• Stated goal: Go through the material and write it all out exactly, minus the pictures.

Plotting code records
☆ ☆ ☆
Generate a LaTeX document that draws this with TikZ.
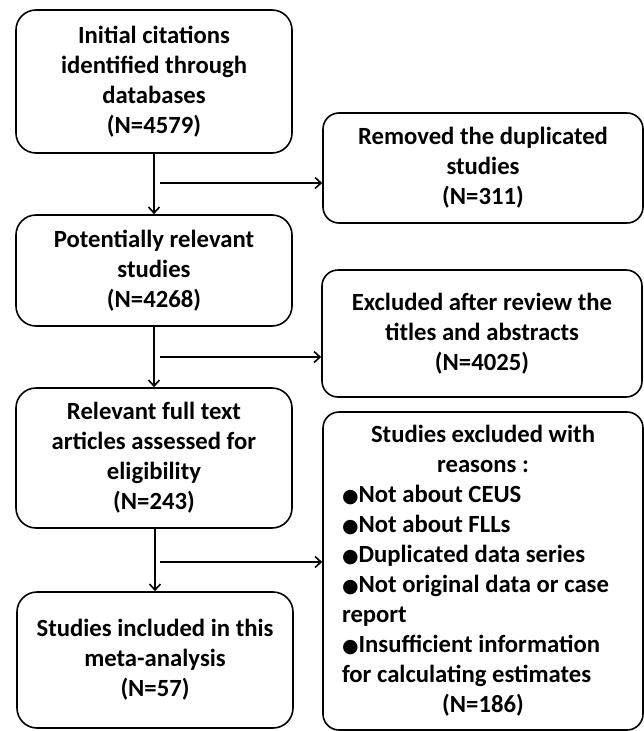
\documentclass[tikz,border=0pt]{standalone}
\usepackage{fontspec}
\setmainfont{Carlito}
\newfontfamily\dejavu{DejaVu Sans}
\usetikzlibrary{arrows.meta,calc}
\newcommand{\bul}{{\dejavu\fontsize{19}{30}\selectfont ●}}
\begin{document}
\begin{tikzpicture}[x=1pt,y=-1pt,
  lbox/.style={draw,line width=1.6pt,rounded corners=20pt,minimum width=276pt,align=center,inner sep=0pt},
  rbox/.style={draw,line width=1.6pt,rounded corners=16pt,minimum width=320pt,align=center,inner sep=0pt},
  txt/.style={font=\bfseries\fontsize{24.7}{30}\selectfont},
  arr/.style={line width=1.6pt,-{Straight Barb[length=6pt,width=11pt,line width=1.6pt]}}]
\useasboundingbox (0,0) rectangle (644,731);
\node[lbox,minimum height=143pt,txt] (b1) at (154,81.5) {Initial citations\\identified through\\databases\\(N=4579)};
\node[lbox,minimum height=111pt,txt] (b2) at (154,270.5) {Potentially relevant\\studies\\(N=4268)};
\node[lbox,minimum height=140pt,txt] (b3) at (154,458) {Relevant full text\\articles assessed for\\eligibility\\(N=243)};
\node[lbox,minimum height=136pt,txt] (b4) at (155,660) {Studies included in this\\meta-analysis\\(N=57)};
\node[rbox,minimum height=110pt,txt] (r1) at (483,168) {Removed the duplicated\\studies\\(N=311)};
\node[rbox,minimum height=127pt,txt] (r2) at (482,333.5) {Excluded after review the\\titles and abstracts\\(N=4025)};
\node[rbox,minimum height=318pt,txt] (r3) at (483,571) {Studies excluded with\\reasons :\\
\makebox[282pt][l]{\bul Not about CEUS}\\
\makebox[282pt][l]{\bul Not about FLLs}\\
\makebox[282pt][l]{\bul Duplicated data series}\\
\makebox[282pt][l]{\bul Not original data or case}\\
\makebox[282pt][l]{report}\\
\makebox[282pt][l]{\bul Insufficient information}\\
\makebox[282pt][l]{for calculating estimates}\\
(N=186)};
\coordinate (h1) at (160,183);
\coordinate (h2) at (160,357);
\coordinate (h3) at (160,562);
\draw[arr] (b1.south) -- (b2.north);
\draw[arr] (b2.south) -- (b3.north);
\draw[arr] (b3.south -| b4.north) -- (b4.north);
\draw[arr] (h1) -- (h1 -| r1.west);
\draw[arr] (h2) -- (h2 -| r2.west);
\draw[arr] (h3) -- (h3 -| r3.west);
\end{tikzpicture}
\end{document}
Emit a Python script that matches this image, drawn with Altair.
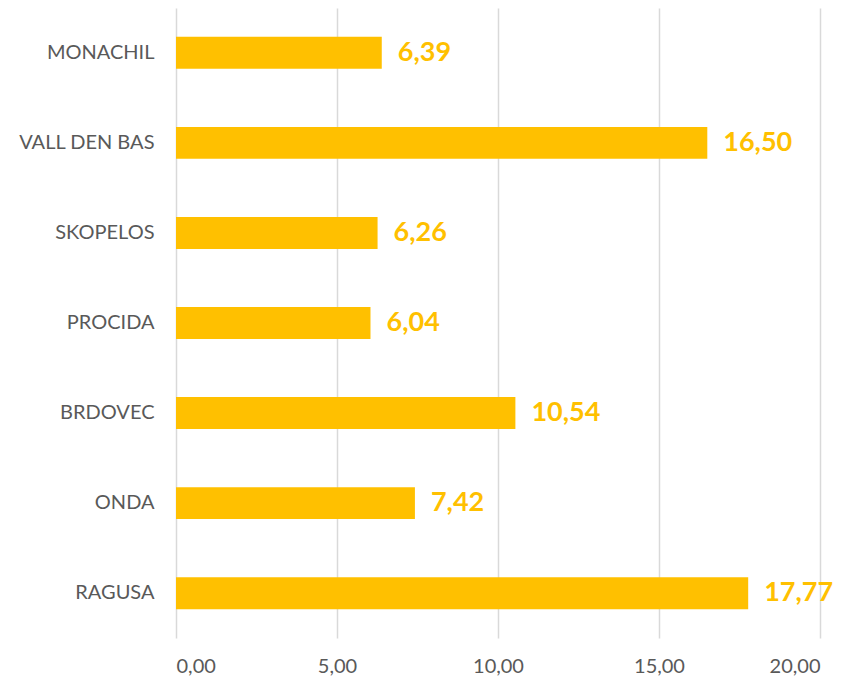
☆ ☆ ☆
• Correct output:
Generate a LaTeX document that draws this with TikZ.
\documentclass[tikz,border=0pt]{standalone}
\usepackage{fontspec}
\setmainfont{Carlito}
\newfontfamily\dejavu{DejaVu Sans}
\usetikzlibrary{arrows.meta,calc}
\newcommand{\bul}{{\dejavu\fontsize{19}{30}\selectfont ●}}
\begin{document}
\begin{tikzpicture}[x=1pt,y=-1pt,
  lbox/.style={draw,line width=1.6pt,rounded corners=20pt,minimum width=276pt,align=center,inner sep=0pt},
  rbox/.style={draw,line width=1.6pt,rounded corners=16pt,minimum width=320pt,align=center,inner sep=0pt},
  txt/.style={font=\bfseries\fontsize{24.7}{30}\selectfont},
  arr/.style={line width=1.6pt,-{Straight Barb[length=6pt,width=11pt,line width=1.6pt]}}]
\useasboundingbox (0,0) rectangle (644,731);
\node[lbox,minimum height=143pt,txt] (b1) at (154,81.5) {Initial citations\\identified through\\databases\\(N=4579)};
\node[lbox,minimum height=111pt,txt] (b2) at (154,270.5) {Potentially relevant\\studies\\(N=4268)};
\node[lbox,minimum height=140pt,txt] (b3) at (154,458) {Relevant full text\\articles assessed for\\eligibility\\(N=243)};
\node[lbox,minimum height=136pt,txt] (b4) at (155,660) {Studies included in this\\meta-analysis\\(N=57)};
\node[rbox,minimum height=110pt,txt] (r1) at (483,168) {Removed the duplicated\\studies\\(N=311)};
\node[rbox,minimum height=127pt,txt] (r2) at (482,333.5) {Excluded after review the\\titles and abstracts\\(N=4025)};
\node[rbox,minimum height=318pt,txt] (r3) at (483,571) {Studies excluded with\\reasons :\\
\makebox[282pt][l]{\bul Not about CEUS}\\
\makebox[282pt][l]{\bul Not about FLLs}\\
\makebox[282pt][l]{\bul Duplicated data series}\\
\makebox[282pt][l]{\bul Not original data or case}\\
\makebox[282pt][l]{report}\\
\makebox[282pt][l]{\bul Insufficient information}\\
\makebox[282pt][l]{for calculating estimates}\\
(N=186)};
\coordinate (h1) at (160,183);
\coordinate (h2) at (160,357);
\coordinate (h3) at (160,562);
\draw[arr] (b1.south) -- (b2.north);
\draw[arr] (b2.south) -- (b3.north);
\draw[arr] (b3.south -| b4.north) -- (b4.north);
\draw[arr] (h1) -- (h1 -| r1.west);
\draw[arr] (h2) -- (h2 -| r2.west);
\draw[arr] (h3) -- (h3 -| r3.west);
\end{tikzpicture}
\end{document}
Emit a Python script that matches this image, drawn with Altair.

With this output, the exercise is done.